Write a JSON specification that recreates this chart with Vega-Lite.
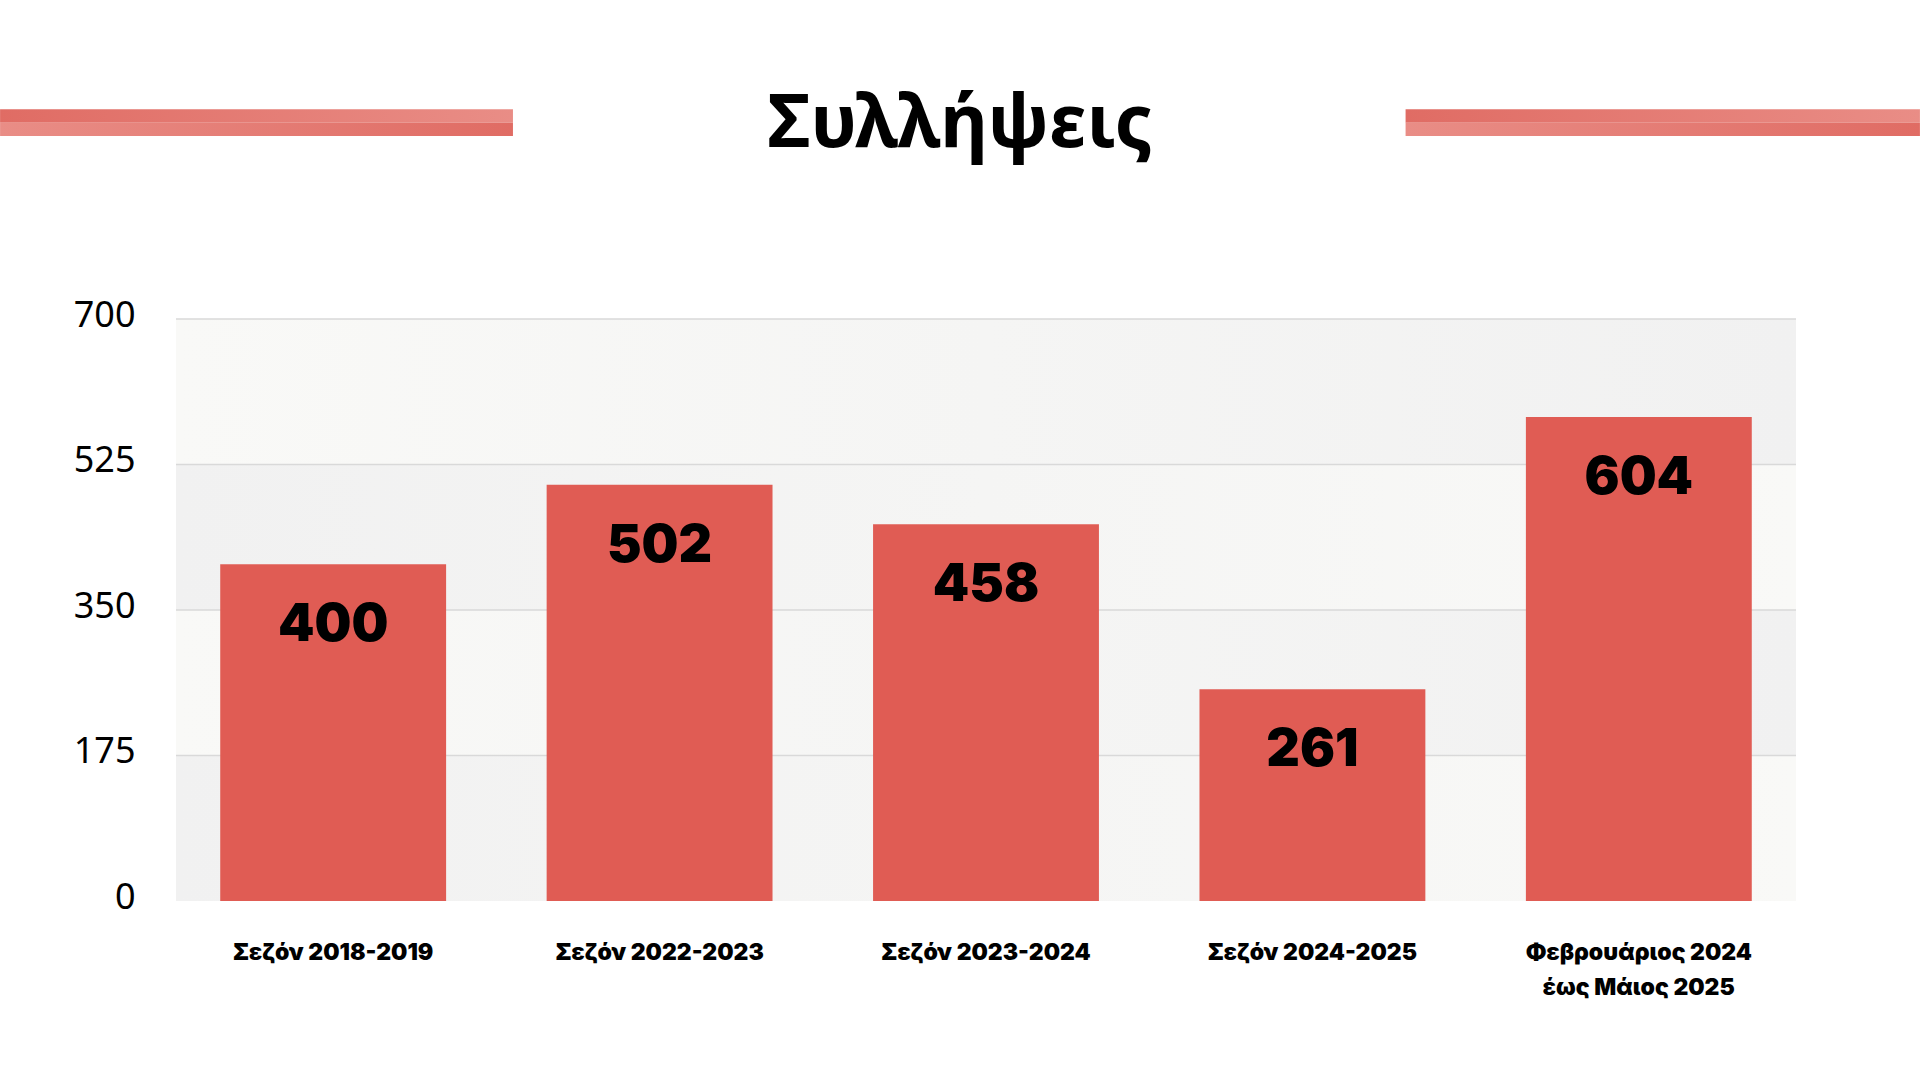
{
  "$schema": "https://vega.github.io/schema/vega-lite/v6.json",
  "width": 1620,
  "height": 582,
  "autosize": {"type": "none"},
  "padding": {"left": 176, "top": 319, "right": 124, "bottom": 179},
  "background": "#ffffff",
  "config": {
    "view": {"stroke": null},
    "axis": {"title": null}
  },
  "datasets": {
    "arrests": [
      {"period": "Σεζόν 2018-2019", "axis_value": 405, "label": 400},
      {"period": "Σεζόν 2022-2023", "axis_value": 500.7, "label": 502},
      {"period": "Σεζόν 2023-2024", "axis_value": 453, "label": 458},
      {"period": "Σεζόν 2024-2025", "axis_value": 254.6, "label": 261},
      {"period": "Φεβρουάριος 2024\nέως Μάιος 2025", "axis_value": 582, "label": 604}
    ],
    "bands": [
      {"from": 0, "to": 175, "shade": "b"},
      {"from": 175, "to": 350, "shade": "a"},
      {"from": 350, "to": 525, "shade": "b"},
      {"from": 525, "to": 700, "shade": "a"}
    ],
    "stripes": [
      {"side": "left", "row": "upper", "start": -0.1086, "end": 0.208, "low": 936.1, "high": 952.2},
      {"side": "left", "row": "lower", "start": -0.1086, "end": 0.208, "low": 920.1, "high": 936.1},
      {"side": "right", "row": "upper", "start": 0.759, "end": 1.0765, "low": 936.1, "high": 952.2},
      {"side": "right", "row": "lower", "start": 0.759, "end": 1.0765, "low": 920.1, "high": 936.1}
    ],
    "heading": [
      {"text": "Συλλήψεις", "pos": 0.484, "level": 907}
    ]
  },
  "resolve": {"scale": {"x": "independent"}},
  "layer": [
    {
      "data": {"name": "bands"},
      "transform": [{"filter": "datum.shade == 'a'"}],
      "mark": {
        "type": "rect",
        "color": {"gradient": "linear", "x1": 0, "y1": 0, "x2": 1, "y2": 0,
          "stops": [{"offset": 0, "color": "#f9f9f7"}, {"offset": 1, "color": "#f1f1f1"}]}
      },
      "encoding": {
        "y": {"field": "from", "type": "quantitative", "scale": {"domain": [0, 700], "nice": false}, "axis": {"values": [0, 175, 350, 525, 700], "grid": false, "domain": false, "ticks": false, "tickSize": 0, "labelFont": "Noto Sans", "labelFontSize": 36, "labelColor": "#000000", "labelPadding": 41, "labelOffset": -4}},
        "y2": {"field": "to"}
      }
    },
    {
      "data": {"name": "bands"},
      "transform": [{"filter": "datum.shade == 'b'"}],
      "mark": {
        "type": "rect",
        "color": {"gradient": "linear", "x1": 0, "y1": 0, "x2": 1, "y2": 0,
          "stops": [{"offset": 0, "color": "#f1f1f1"}, {"offset": 1, "color": "#f9f9f7"}]}
      },
      "encoding": {
        "y": {"field": "from", "type": "quantitative", "scale": {"domain": [0, 700], "nice": false}, "axis": {"values": [0, 175, 350, 525, 700], "grid": false, "domain": false, "ticks": false, "tickSize": 0, "labelFont": "Noto Sans", "labelFontSize": 36, "labelColor": "#000000", "labelPadding": 41, "labelOffset": -4}},
        "y2": {"field": "to"}
      }
    },
    {
      "data": {"name": "bands"},
      "mark": {"type": "rule", "color": "#d9d9d9", "strokeWidth": 1.5},
      "encoding": {
        "y": {"field": "to", "type": "quantitative", "scale": {"domain": [0, 700], "nice": false}, "axis": {"values": [0, 175, 350, 525, 700], "grid": false, "domain": false, "ticks": false, "tickSize": 0, "labelFont": "Noto Sans", "labelFontSize": 36, "labelColor": "#000000", "labelPadding": 41, "labelOffset": -4}}
      }
    },
    {
      "data": {"name": "arrests"},
      "encoding": {
        "x": {"field": "period", "type": "nominal", "sort": null,
          "scale": {"paddingInner": 0.308, "paddingOuter": 0.1355},
          "axis": {"domain": false, "ticks": false, "tickSize": 0, "labelAngle": 0, "labelFont": "Inter", "labelFontWeight": 900, "labelFontSize": 23, "labelColor": "#000000", "labelPadding": 40, "labelLineHeight": 35, "labelLimit": 0, "labelExpr": "split(datum.label, '\\n')"}},
        "y": {"field": "axis_value", "type": "quantitative", "scale": {"domain": [0, 700], "nice": false}, "axis": {"values": [0, 175, 350, 525, 700], "grid": false, "domain": false, "ticks": false, "tickSize": 0, "labelFont": "Noto Sans", "labelFontSize": 36, "labelColor": "#000000", "labelPadding": 41, "labelOffset": -4}}
      },
      "layer": [
        {"mark": {"type": "bar", "color": "#e05c54"}},
        {
          "mark": {"type": "text", "font": "Inter", "fontWeight": 900, "fontSize": 52, "color": "#000000", "baseline": "middle", "align": "center", "dy": 61},
          "encoding": {"text": {"field": "label", "type": "quantitative"}}
        }
      ]
    },
    {
      "data": {"name": "stripes"},
      "transform": [{"filter": "datum.row == 'upper'"}],
      "mark": {
        "type": "rect", "clip": false,
        "color": {"gradient": "linear", "x1": 0, "y1": 0, "x2": 1, "y2": 0,
          "stops": [{"offset": 0, "color": "#e06c64"}, {"offset": 1, "color": "#e98d86"}]}
      },
      "encoding": {
        "x": {"field": "start", "type": "quantitative", "scale": {"domain": [0, 1], "nice": false, "zero": false}, "axis": null},
        "x2": {"field": "end"},
        "y": {"field": "low", "type": "quantitative", "scale": {"domain": [0, 700], "nice": false}, "axis": {"values": [0, 175, 350, 525, 700], "grid": false, "domain": false, "ticks": false, "tickSize": 0, "labelFont": "Noto Sans", "labelFontSize": 36, "labelColor": "#000000", "labelPadding": 41, "labelOffset": -4}},
        "y2": {"field": "high"}
      }
    },
    {
      "data": {"name": "stripes"},
      "transform": [{"filter": "datum.row == 'lower'"}],
      "mark": {
        "type": "rect", "clip": false,
        "color": {"gradient": "linear", "x1": 0, "y1": 0, "x2": 1, "y2": 0,
          "stops": [{"offset": 0, "color": "#e98d86"}, {"offset": 1, "color": "#e06c64"}]}
      },
      "encoding": {
        "x": {"field": "start", "type": "quantitative", "scale": {"domain": [0, 1], "nice": false, "zero": false}, "axis": null},
        "x2": {"field": "end"},
        "y": {"field": "low", "type": "quantitative", "scale": {"domain": [0, 700], "nice": false}, "axis": {"values": [0, 175, 350, 525, 700], "grid": false, "domain": false, "ticks": false, "tickSize": 0, "labelFont": "Noto Sans", "labelFontSize": 36, "labelColor": "#000000", "labelPadding": 41, "labelOffset": -4}},
        "y2": {"field": "high"}
      }
    },
    {
      "data": {"name": "heading"},
      "mark": {"type": "text", "clip": false, "font": "Noto Sans", "fontWeight": "bold", "fontSize": 74, "color": "#000000", "align": "center", "baseline": "alphabetic"},
      "encoding": {
        "x": {"field": "pos", "type": "quantitative", "scale": {"domain": [0, 1], "nice": false, "zero": false}, "axis": null},
        "y": {"field": "level", "type": "quantitative", "scale": {"domain": [0, 700], "nice": false}, "axis": {"values": [0, 175, 350, 525, 700], "grid": false, "domain": false, "ticks": false, "tickSize": 0, "labelFont": "Noto Sans", "labelFontSize": 36, "labelColor": "#000000", "labelPadding": 41, "labelOffset": -4}},
        "text": {"field": "text", "type": "nominal"}
      }
    }
  ]
}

-- Your goal --
Working from the material above, transcribe it exactly while omitting pictures.

-- Response to this exercise --
Write a JSON specification that recreates this chart with Vega-Lite.
{
  "$schema": "https://vega.github.io/schema/vega-lite/v6.json",
  "width": 1620,
  "height": 582,
  "autosize": {"type": "none"},
  "padding": {"left": 176, "top": 319, "right": 124, "bottom": 179},
  "background": "#ffffff",
  "config": {
    "view": {"stroke": null},
    "axis": {"title": null}
  },
  "datasets": {
    "arrests": [
      {"period": "Σεζόν 2018-2019", "axis_value": 405, "label": 400},
      {"period": "Σεζόν 2022-2023", "axis_value": 500.7, "label": 502},
      {"period": "Σεζόν 2023-2024", "axis_value": 453, "label": 458},
      {"period": "Σεζόν 2024-2025", "axis_value": 254.6, "label": 261},
      {"period": "Φεβρουάριος 2024\nέως Μάιος 2025", "axis_value": 582, "label": 604}
    ],
    "bands": [
      {"from": 0, "to": 175, "shade": "b"},
      {"from": 175, "to": 350, "shade": "a"},
      {"from": 350, "to": 525, "shade": "b"},
      {"from": 525, "to": 700, "shade": "a"}
    ],
    "stripes": [
      {"side": "left", "row": "upper", "start": -0.1086, "end": 0.208, "low": 936.1, "high": 952.2},
      {"side": "left", "row": "lower", "start": -0.1086, "end": 0.208, "low": 920.1, "high": 936.1},
      {"side": "right", "row": "upper", "start": 0.759, "end": 1.0765, "low": 936.1, "high": 952.2},
      {"side": "right", "row": "lower", "start": 0.759, "end": 1.0765, "low": 920.1, "high": 936.1}
    ],
    "heading": [
      {"text": "Συλλήψεις", "pos": 0.484, "level": 907}
    ]
  },
  "resolve": {"scale": {"x": "independent"}},
  "layer": [
    {
      "data": {"name": "bands"},
      "transform": [{"filter": "datum.shade == 'a'"}],
      "mark": {
        "type": "rect",
        "color": {"gradient": "linear", "x1": 0, "y1": 0, "x2": 1, "y2": 0,
          "stops": [{"offset": 0, "color": "#f9f9f7"}, {"offset": 1, "color": "#f1f1f1"}]}
      },
      "encoding": {
        "y": {"field": "from", "type": "quantitative", "scale": {"domain": [0, 700], "nice": false}, "axis": {"values": [0, 175, 350, 525, 700], "grid": false, "domain": false, "ticks": false, "tickSize": 0, "labelFont": "Noto Sans", "labelFontSize": 36, "labelColor": "#000000", "labelPadding": 41, "labelOffset": -4}},
        "y2": {"field": "to"}
      }
    },
    {
      "data": {"name": "bands"},
      "transform": [{"filter": "datum.shade == 'b'"}],
      "mark": {
        "type": "rect",
        "color": {"gradient": "linear", "x1": 0, "y1": 0, "x2": 1, "y2": 0,
          "stops": [{"offset": 0, "color": "#f1f1f1"}, {"offset": 1, "color": "#f9f9f7"}]}
      },
      "encoding": {
        "y": {"field": "from", "type": "quantitative", "scale": {"domain": [0, 700], "nice": false}, "axis": {"values": [0, 175, 350, 525, 700], "grid": false, "domain": false, "ticks": false, "tickSize": 0, "labelFont": "Noto Sans", "labelFontSize": 36, "labelColor": "#000000", "labelPadding": 41, "labelOffset": -4}},
        "y2": {"field": "to"}
      }
    },
    {
      "data": {"name": "bands"},
      "mark": {"type": "rule", "color": "#d9d9d9", "strokeWidth": 1.5},
      "encoding": {
        "y": {"field": "to", "type": "quantitative", "scale": {"domain": [0, 700], "nice": false}, "axis": {"values": [0, 175, 350, 525, 700], "grid": false, "domain": false, "ticks": false, "tickSize": 0, "labelFont": "Noto Sans", "labelFontSize": 36, "labelColor": "#000000", "labelPadding": 41, "labelOffset": -4}}
      }
    },
    {
      "data": {"name": "arrests"},
      "encoding": {
        "x": {"field": "period", "type": "nominal", "sort": null,
          "scale": {"paddingInner": 0.308, "paddingOuter": 0.1355},
          "axis": {"domain": false, "ticks": false, "tickSize": 0, "labelAngle": 0, "labelFont": "Inter", "labelFontWeight": 900, "labelFontSize": 23, "labelColor": "#000000", "labelPadding": 40, "labelLineHeight": 35, "labelLimit": 0, "labelExpr": "split(datum.label, '\\n')"}},
        "y": {"field": "axis_value", "type": "quantitative", "scale": {"domain": [0, 700], "nice": false}, "axis": {"values": [0, 175, 350, 525, 700], "grid": false, "domain": false, "ticks": false, "tickSize": 0, "labelFont": "Noto Sans", "labelFontSize": 36, "labelColor": "#000000", "labelPadding": 41, "labelOffset": -4}}
      },
      "layer": [
        {"mark": {"type": "bar", "color": "#e05c54"}},
        {
          "mark": {"type": "text", "font": "Inter", "fontWeight": 900, "fontSize": 52, "color": "#000000", "baseline": "middle", "align": "center", "dy": 61},
          "encoding": {"text": {"field": "label", "type": "quantitative"}}
        }
      ]
    },
    {
      "data": {"name": "stripes"},
      "transform": [{"filter": "datum.row == 'upper'"}],
      "mark": {
        "type": "rect", "clip": false,
        "color": {"gradient": "linear", "x1": 0, "y1": 0, "x2": 1, "y2": 0,
          "stops": [{"offset": 0, "color": "#e06c64"}, {"offset": 1, "color": "#e98d86"}]}
      },
      "encoding": {
        "x": {"field": "start", "type": "quantitative", "scale": {"domain": [0, 1], "nice": false, "zero": false}, "axis": null},
        "x2": {"field": "end"},
        "y": {"field": "low", "type": "quantitative", "scale": {"domain": [0, 700], "nice": false}, "axis": {"values": [0, 175, 350, 525, 700], "grid": false, "domain": false, "ticks": false, "tickSize": 0, "labelFont": "Noto Sans", "labelFontSize": 36, "labelColor": "#000000", "labelPadding": 41, "labelOffset": -4}},
        "y2": {"field": "high"}
      }
    },
    {
      "data": {"name": "stripes"},
      "transform": [{"filter": "datum.row == 'lower'"}],
      "mark": {
        "type": "rect", "clip": false,
        "color": {"gradient": "linear", "x1": 0, "y1": 0, "x2": 1, "y2": 0,
          "stops": [{"offset": 0, "color": "#e98d86"}, {"offset": 1, "color": "#e06c64"}]}
      },
      "encoding": {
        "x": {"field": "start", "type": "quantitative", "scale": {"domain": [0, 1], "nice": false, "zero": false}, "axis": null},
        "x2": {"field": "end"},
        "y": {"field": "low", "type": "quantitative", "scale": {"domain": [0, 700], "nice": false}, "axis": {"values": [0, 175, 350, 525, 700], "grid": false, "domain": false, "ticks": false, "tickSize": 0, "labelFont": "Noto Sans", "labelFontSize": 36, "labelColor": "#000000", "labelPadding": 41, "labelOffset": -4}},
        "y2": {"field": "high"}
      }
    },
    {
      "data": {"name": "heading"},
      "mark": {"type": "text", "clip": false, "font": "Noto Sans", "fontWeight": "bold", "fontSize": 74, "color": "#000000", "align": "center", "baseline": "alphabetic"},
      "encoding": {
        "x": {"field": "pos", "type": "quantitative", "scale": {"domain": [0, 1], "nice": false, "zero": false}, "axis": null},
        "y": {"field": "level", "type": "quantitative", "scale": {"domain": [0, 700], "nice": false}, "axis": {"values": [0, 175, 350, 525, 700], "grid": false, "domain": false, "ticks": false, "tickSize": 0, "labelFont": "Noto Sans", "labelFontSize": 36, "labelColor": "#000000", "labelPadding": 41, "labelOffset": -4}},
        "text": {"field": "text", "type": "nominal"}
      }
    }
  ]
}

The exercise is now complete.